Of course, there would be a grim postscript to the story of Gimme Shelter. While it became the most praised album-only track in the Stones canon – “The cleverest amalgam of powerful sounds the Stones have yet created,” reckoned International Times; “Ecstatic, ironic, all-powerful, an erotic exorcism for a doomed decade,” claimed Newsweek – it also became the emblem of the moment when the 60s dream flared into the 70s nightmare.
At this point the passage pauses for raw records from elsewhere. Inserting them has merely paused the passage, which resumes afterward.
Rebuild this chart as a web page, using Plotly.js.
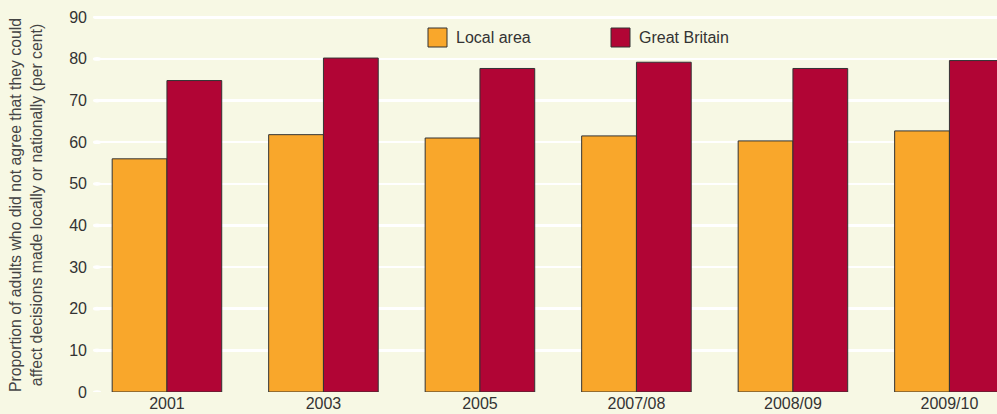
<!DOCTYPE html>
<html><head><meta charset="utf-8">
<script src="https://cdn.plot.ly/plotly-3.0.1.min.js"></script>
<style>html,body{margin:0;padding:0;background:#f7f8e4;}</style>
</head><body>
<div id="chart" style="width:997px;height:414px;"></div>
<script>
const categories = ["2001", "2003", "2005", "2007/08", "2008/09", "2009/10"];
const localArea = [56.0, 61.8, 61.0, 61.5, 60.3, 62.7];
const greatBritain = [74.8, 80.2, 77.7, 79.2, 77.7, 79.6];
const yTicks = [0, 10, 20, 30, 40, 50, 60, 70, 80, 90];
const seriesNames = ["Local area", "Great Britain"];
const colors = ["#f9a72b", "#b10535"];
const FONT = "Liberation Sans, Arial, sans-serif";

const traces = [
  {type: "bar", name: seriesNames[0], x: categories, y: localArea,
   marker: {color: colors[0], line: {color: "#333333", width: 1}}, showlegend: false, hoverinfo: "none"},
  {type: "bar", name: seriesNames[1], x: categories, y: greatBritain,
   marker: {color: colors[1], line: {color: "#333333", width: 1}}, showlegend: false, hoverinfo: "none"}
];

const shapes = yTicks.map(v => ({
  type: "circle", xref: "paper", yref: "y", layer: "below",
  x0: -0.0045, x1: 0.0045, y0: v - 0.45, y1: v + 0.45,
  fillcolor: "#ffffff", line: {width: 0}
}));
// legend swatches
shapes.push({type: "rect", xref: "paper", yref: "paper", x0: (428-97)/900, x1: (447-97)/900, y0: (392-47)/376, y1: (392-28)/376,
  fillcolor: colors[0], line: {color: "#333333", width: 1}});
shapes.push({type: "rect", xref: "paper", yref: "paper", x0: (611-97)/900, x1: (630-97)/900, y0: (392-47)/376, y1: (392-28)/376,
  fillcolor: colors[1], line: {color: "#333333", width: 1}});

const annotations = [
  {xref: "paper", yref: "paper", x: (26-97)/900, y: (392-205)/376, xanchor: "center", yanchor: "middle",
   textangle: -90, showarrow: false,
   text: "Proportion of adults who did not agree that they could<br>affect decisions made locally or nationally (per cent)",
   font: {family: FONT, size: 15.8, color: "#444444"}},
  {xref: "paper", yref: "paper", x: (454-97)/900, y: (392-38)/376, xanchor: "left", yanchor: "middle",
   showarrow: false, text: seriesNames[0], font: {family: FONT, size: 16, color: "#333333"}},
  {xref: "paper", yref: "paper", x: (637-97)/900, y: (392-38)/376, xanchor: "left", yanchor: "middle",
   showarrow: false, text: seriesNames[1], font: {family: FONT, size: 16, color: "#333333"}}
];

const layout = {
  width: 997, height: 414,
  margin: {l: 97, r: 0, t: 16, b: 22},
  paper_bgcolor: "#f7f8e4", plot_bgcolor: "#f7f8e4",
  barmode: "group", bargap: 0.3, bargroupgap: 0,
  showlegend: false,
  font: {family: FONT, size: 16, color: "#333333"},
  xaxis: {type: "category", range: [-0.447, 5.304], showgrid: false, zeroline: false, showline: false,
    ticks: "", tickfont: {size: 16, color: "#333333"}, ticklabelstandoff: 0, fixedrange: true},
  yaxis: {range: [0, 90.3], tickvals: yTicks, showgrid: true, gridcolor: "#ffffff", gridwidth: 2.5,
    zeroline: false, showline: false, ticks: "", ticklabelstandoff: 9,
    tickfont: {size: 16, color: "#333333"}, fixedrange: true},
  shapes: shapes,
  annotations: annotations
};

Plotly.newPlot("chart", traces, layout, {displayModeBar: false, staticPlot: true});
</script>
</body></html>
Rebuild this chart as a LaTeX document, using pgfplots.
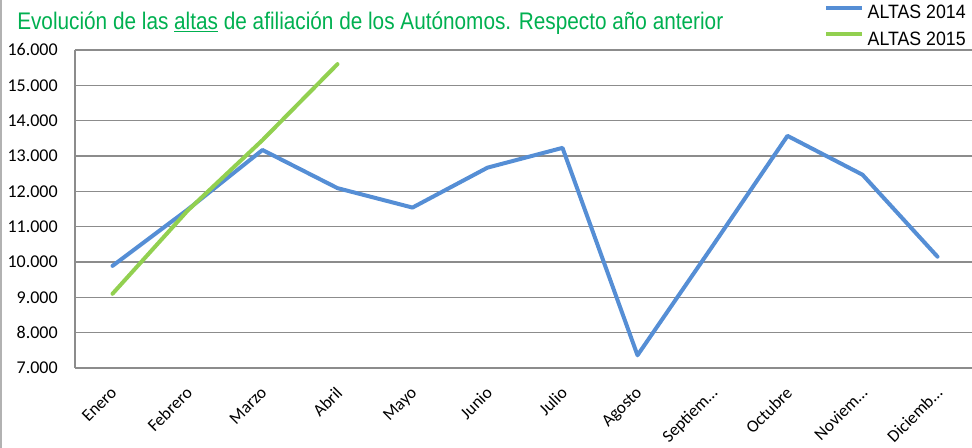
\documentclass[border=0pt]{standalone}
\usepackage{pgfplots}
\pgfplotsset{compat=1.18}
\usepackage{fontspec}
\setmainfont{Carlito}
\newfontfamily\titlefont{Liberation Sans}
\definecolor{blue14}{RGB}{85,142,213}
\definecolor{green15}{RGB}{146,208,80}
\definecolor{titlegreen}{RGB}{0,176,80}
\definecolor{gridgray}{RGB}{140,140,140}
\begin{document}
\begin{tikzpicture}
\begin{axis}[
  scale only axis,
  width=672.75pt, height=238.5pt,
  xmin=-0.5, xmax=11.46,
  ymin=7000, ymax=16000,
  ytick={7000,8000,...,16000},
  xtick={0,...,11},
  xticklabels={Enero,Febrero,Marzo,Abril,Mayo,Junio,Julio,Agosto,Septiem…,Octubre,Noviem…,Diciemb…},
  scaled y ticks=false,
  axis x line*=bottom, axis y line*=left,
  axis line style={gridgray, line width=1.2pt, -},
  ymajorgrids, grid style={gridgray, line width=1.2pt},
  major tick length=0pt,
  /pgf/number format/1000 sep={.},
  /pgf/number format/assume math mode=true,
  yticklabel style={font=\fontsize{13.5}{13.5}\selectfont, anchor=east, inner sep=0pt, xshift=-12.75pt},
  xticklabel style={font=\fontsize{13}{13}\selectfont, xshift=-2pt, yshift=-13pt, rotate=45, anchor=north east, inner sep=0pt},
  clip=false,
  legend style={at={(rel axis cs:1,1)}, anchor=south east, draw=none, fill=none,
    xshift=-3.5pt, yshift=1pt,
    inner sep=0pt, row sep=6pt, column sep=1.75pt,
    nodes={inner sep=1pt, font=\titlefont\fontsize{14.5}{14.5}\selectfont}},
  legend cell align=left,
  legend image code/.code={\draw[#1, line width=3pt, line cap=butt] (0pt,3.75pt) -- (27pt,3.75pt);},
]
\addplot[blue14, line width=3pt, line join=round, line cap=round] coordinates {
(0,9890) (1,11480) (2,13170) (3,12090) (4,11540) (5,12670) (6,13230) (7,7360) (8,10450) (9,13570) (10,12470) (11,10150)};
\addlegendentry{\resizebox{73.5pt}{\height}{ALTAS 2014}}
\addplot[green15, line width=3pt, line join=round, line cap=round] coordinates {
(0,9100) (1,11450) (2,13450) (3,15600)};
\addlegendentry{\resizebox{73.5pt}{\height}{ALTAS 2015}}
\coordinate (sw) at (rel axis cs:0,0);
\node[anchor=base west, inner sep=0pt, xshift=-43.5pt, yshift=15.5pt, text=titlegreen,
  font=\titlefont\fontsize{18}{18}\selectfont] at (rel axis cs:0,1)
  {\resizebox{529.5pt}{\height}{Evolución de las \underline{altas} de afiliación de los Autónomos. Respecto año anterior}};
\end{axis}
\draw[gray!60, line width=2pt] ([xshift=-55.5pt, yshift=-60pt]sw) -- ++(0,336pt);
\pgfresetboundingbox
\path ([xshift=-56.25pt, yshift=-60pt]sw) rectangle ++(729pt,336pt);
\end{tikzpicture}
\end{document}
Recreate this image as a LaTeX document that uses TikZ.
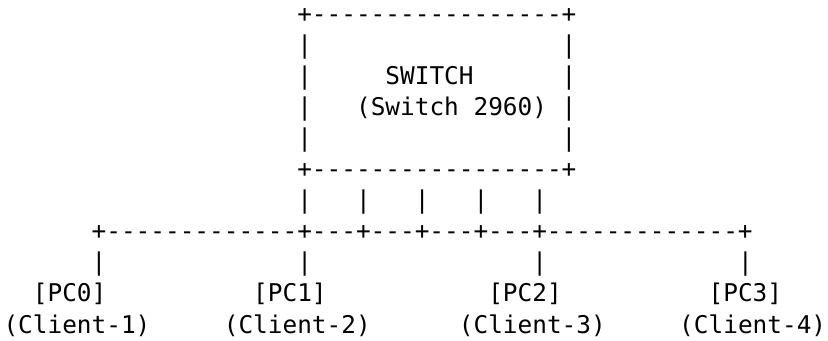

Released on the same day in December 1969 as the Stones’ ill-starred, bad-acid-and-cheap-wine appearance at Altamont Speedway in northern California, at which teenager Meredith Hunter was stabbed to death by Hells Angels, Gimme Shelter would also become the all-too appropriate title of the Maysles brothers’ documentary film of that debacle: the moment when the Stones’ music seemed to become a mythic force unto itself. Or as Albert Goldman put it: “An obsessively lovely specimen of tribal rock… rainmaking music [repeating] over an endless drone until it has soaked its way through your soul.”